У Ниночки свой график и свое расписание, все четко, как по писаному. Многолетние привычки, и это касается абсолютно всего: распорядка дня, дневного отдыха, еды. Это касается радио и телевидения: по радио две программы, старые записи чтецов и концерты классической музыки, по телевизору тоже. Закончилось – щелк, и темный экран. Когда Ниночка читает, в доме должна быть полная тишина. Когда спит – тем более, спит она плохо, тревожно.
Дальше, поликлиника, иногда больницы, приходящая массажистка. Парикмахерская, где раз в два месяца Ниночка делает стрижку и укладку, а раз в месяц обязательный маникюр.
Но и это не главное – главное, что Таня перестанет принадлежать самой себе. Молчать, когда хочется, валяться, когда заблагорассудится, улечься спать, когда сильно устанет. Посмотреть телик, почитать, сходить в кино или на прогулку. Она перестанет быть свободным человеком. А несвобода – это самое страшное.
Но есть и другая сторона этого дела – в первую очередь сама Нина Васильевна, Ниночка. Как можно от нее отказаться? Чужих Нина боится, никому не доверяет, и это вполне объяснимо – одинокий пожилой человек, за которого некому постоять. Ну и что уж там – квартира… Да, квартира. Единственная возможность стать москвичкой. Не лимитой, не приезжей, не деревней, не понаехавшей, а самой настоящей москвичкой.
Таня понимала: денег не то что на квартиру, на комнату не заработать. Причем никогда. Значит, выход один, и раздумывать нечего.
Только одна из коллег, парикмахер Лера, не позавидовала, скривилась: «Это же рабство, Тань. Такая зависимость! Нет, лично я бы ни за что не согласилась. Ни за какие коврижки. Запереть себя со старухой? Со стопроцентным инвалидом? Убирать за ней? Тань, очнись! Цени свою свободу. Это ж такое счастье – ни за кого не отвечать. Вот вся моя родня ждет от меня одного – денег. И им наплевать, как я тут, что. Как кручусь, как экономлю, сколько за комнату свою убогую за Кольцевой плачу! Что ем, как сплю. Наплевать! Только и ждут переводов. Как конец месяца, начинается: «Лер, а у нас
Все так, Лера права. Даже девчонки притихли. Хорошо, когда не приходится выбирать. Выбор – всегда сложное дело.

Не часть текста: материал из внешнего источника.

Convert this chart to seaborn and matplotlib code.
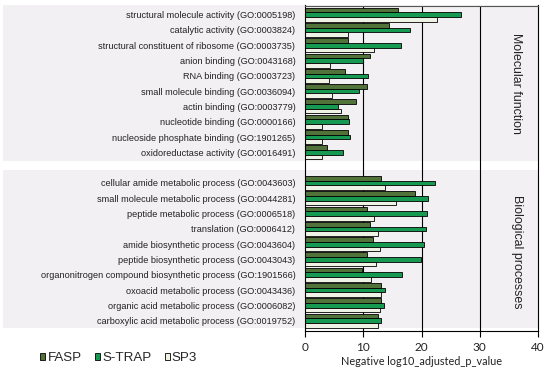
import matplotlib
matplotlib.use("Agg")
import matplotlib.pyplot as plt
import matplotlib.transforms as mtransforms
from matplotlib.patches import Rectangle
import seaborn as sns
import pandas as pd

# ---- data ----
mf_terms = [
    "structural molecule activity (GO:0005198)",
    "catalytic activity (GO:0003824)",
    "structural constituent of ribosome (GO:0003735)",
    "anion binding (GO:0043168)",
    "RNA binding (GO:0003723)",
    "small molecule binding (GO:0036094)",
    "actin binding (GO:0003779)",
    "nucleotide binding (GO:0000166)",
    "nucleoside phosphate binding (GO:1901265)",
    "oxidoreductase activity (GO:0016491)",
]
bp_terms = [
    "cellular amide metabolic process (GO:0043603)",
    "small molecule metabolic process (GO:0044281)",
    "peptide metabolic process (GO:0006518)",
    "translation (GO:0006412)",
    "amide biosynthetic process (GO:0043604)",
    "peptide biosynthetic process (GO:0043043)",
    "organonitrogen compound biosynthetic process (GO:1901566)",
    "oxoacid metabolic process (GO:0043436)",
    "organic acid metabolic process (GO:0006082)",
    "carboxylic acid metabolic process (GO:0019752)",
]
methods = ["FASP", "S-TRAP", "SP3"]

mf_fasp = [15.9, 14.5, 7.4, 11.2, 6.9, 10.7, 8.7, 7.3, 7.3, 3.7]
mf_strap = [26.8, 18.1, 16.4, 10.0, 10.9, 9.3, 5.7, 7.6, 7.7, 6.6]
mf_sp3 = [22.6, 7.4, 11.9, 4.3, 4.1, 4.6, 6.2, 3.0, 3.0, 3.0]

bp_fasp = [13.0, 18.8, 10.6, 11.1, 11.7, 10.6, 9.8, 13.0, 13.0, 12.6]
bp_strap = [22.4, 21.2, 21.0, 20.8, 20.4, 19.9, 16.7, 13.7, 13.5, 13.1]
bp_sp3 = [13.8, 15.6, 11.8, 12.6, 12.9, 12.2, 11.4, 13.0, 12.9, 12.5]

group_labels = ["Molecular function", "Biological processes"]
xticks = [0, 10, 20, 30, 40]
xlabel = "Negative log10_adjusted_p_value"

colors = ["#4f7d2f", "#00b050", "#eef5e4"]

# ---- build long table ----
rows = []
for terms, series in [(mf_terms, [mf_fasp, mf_strap, mf_sp3]),
                      (bp_terms, [bp_fasp, bp_strap, bp_sp3])]:
    for m, vals in zip(methods, series):
        for t, v in zip(terms, vals):
            rows.append({"term": t, "method": m, "value": v})
df = pd.DataFrame(rows)

spacer = " "
order = mf_terms + [spacer] + bp_terms

sns.set_theme(style="white")
plt.rcParams["font.family"] = ["Liberation Sans", "DejaVu Sans"]

fig = plt.figure(figsize=(5.5, 3.78), dpi=100)
ax = fig.add_axes([305 / 550, 1 - 331 / 378, (538 - 305) / 550, (331 - 5.5) / 378])
ax.set_facecolor("white")

sns.barplot(data=df, y="term", x="value", hue="method", order=order,
            hue_order=methods, palette=colors, orient="h", width=0.92,
            gap=0, edgecolor="black", linewidth=0.6, ax=ax, legend=True)
for p in ax.patches:
    p.set_zorder(3)

ax.set_xlim(0, 40)
ax.set_ylim(20.676, -0.598)
ax.set_xticks(xticks)
ax.set_xticklabels([str(t) for t in xticks], fontfamily="Lato", fontsize=8.5,
                   color="#222222")
ax.set_xlabel(xlabel, fontfamily="Lato", fontsize=7.8, color="#222222",
              labelpad=2)
ax.set_ylabel("")
ax.tick_params(axis="y", length=0, pad=7, labelsize=6.6, labelcolor="#222222")
ax.tick_params(axis="x", length=4, width=0.8, color="black", direction="out",
               bottom=True, pad=4)

# gridlines
ax.grid(False)
for xv in xticks[1:-1]:
    ax.axvline(xv, color="black", linewidth=0.8, zorder=1)
for s in ax.spines.values():
    s.set_visible(True)
    s.set_color("black")
    s.set_linewidth(0.8)
    s.set_zorder(4)
ax.spines["top"].set_color("#555555")

# gray group backgrounds extending into label area
trans = mtransforms.blended_transform_factory(fig.transFigure, ax.transData)
x0 = 3 / 550
w = 538 / 550 - x0
for (y0, y1) in [(-0.63, 9.57), (10.15, 20.48)]:
    r = Rectangle((x0, y0), w, y1 - y0, transform=trans, facecolor="#f2f0f2",
                  edgecolor="none", clip_on=False, zorder=0.1)
    ax.add_patch(r)

# group labels
ax.text(36.3, 4.47, group_labels[0], rotation=-90, ha="center", va="center",
        fontsize=8.9, color="#222222")
ax.text(36.4, 15.5, group_labels[1], rotation=-90, ha="center", va="center",
        fontsize=8.9, color="#222222")

# legend
handles, labels = ax.get_legend_handles_labels()
ax.get_legend().remove()
fig.legend(handles, labels, loc="center", bbox_to_anchor=(118.7 / 550, 1 - 358 / 378),
           ncol=3, frameon=False, fontsize=9.6, handlelength=0.38,
           handleheight=0.38, handletextpad=0.15, columnspacing=1.0,
           borderpad=0)

fig.savefig("out.png", dpi=100)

И посоветоваться не с кем, в парикмахерской все говорено-переговорено, да и решение принимать не девчонкам, а ей, им бы только языками почесать.
Тянула, отводила от Ниночки взгляд, а та ждала. Ждала как приговора. Однажды поймала Танину руку. Вздрогнув, Таня посмотрела на нее. Обе молчали, потому что понимали – больше тянуть нельзя, вопрос должен быть закрыт. Как на нее смотрела Нина Васильевна! Сколько надежды, тревоги и боли было в ее глазах.
Таня выдавила улыбку:
– Завтра и перееду, Ниночка Васильевна! Окончательно, с вещами. Не возражаете?
Какое! Расплакались обе.
«Я помогаю немощному и старому человеку, я помогаю близкому человеку, дорогому и одинокому. Я все сделала правильно, и я не жалею об этом, – твердила Таня. – Я все сделала правильно».
Но осадочек, как говорится, оставался: квартира. И когда она говорила, что не жалеет, то врала. Жалела. Вернее – спустя пять лет пожалела. Когда появился Вадим. Было ли ей тяжело? Безусловно. Хотелось сбежать? И такое было. Хоть куда: в магазин, в аптеку, только бы выскочить на свободу хоть на час или два, вдохнуть свежего воздуха, увидеть людей.
Были и мысли уйти, были. Уставала. Не физически, хотя и здесь было тяжко, – морально. Маленькая комната, духота, Ниночка, как многие старики, боялась сквозняков. Запахи лекарств, болезни, старости. Разговоры по кругу. Капризы, обиды, претензии. Неумолимая старость и болезнь отнимали у Ниночки разум, такт, терпимость и спасительный юмор.
Таня раздражалась, злилась, огрызалась. Жалела. Жалела, что согласилась. Авантюра. Страшная авантюра – запереть себя заживо, отказаться от молодой жизни.
Потом, правда, было стыдно – ее решение, никто не заставлял, выходит, терпи. Терпи и оставайся человеком, не смей поддаваться настроению, не смей себя жалеть. Ниночке хуже в сто, в миллион раз.
И ни о какой квартире она не думает, боже упаси! Просто она очень устала.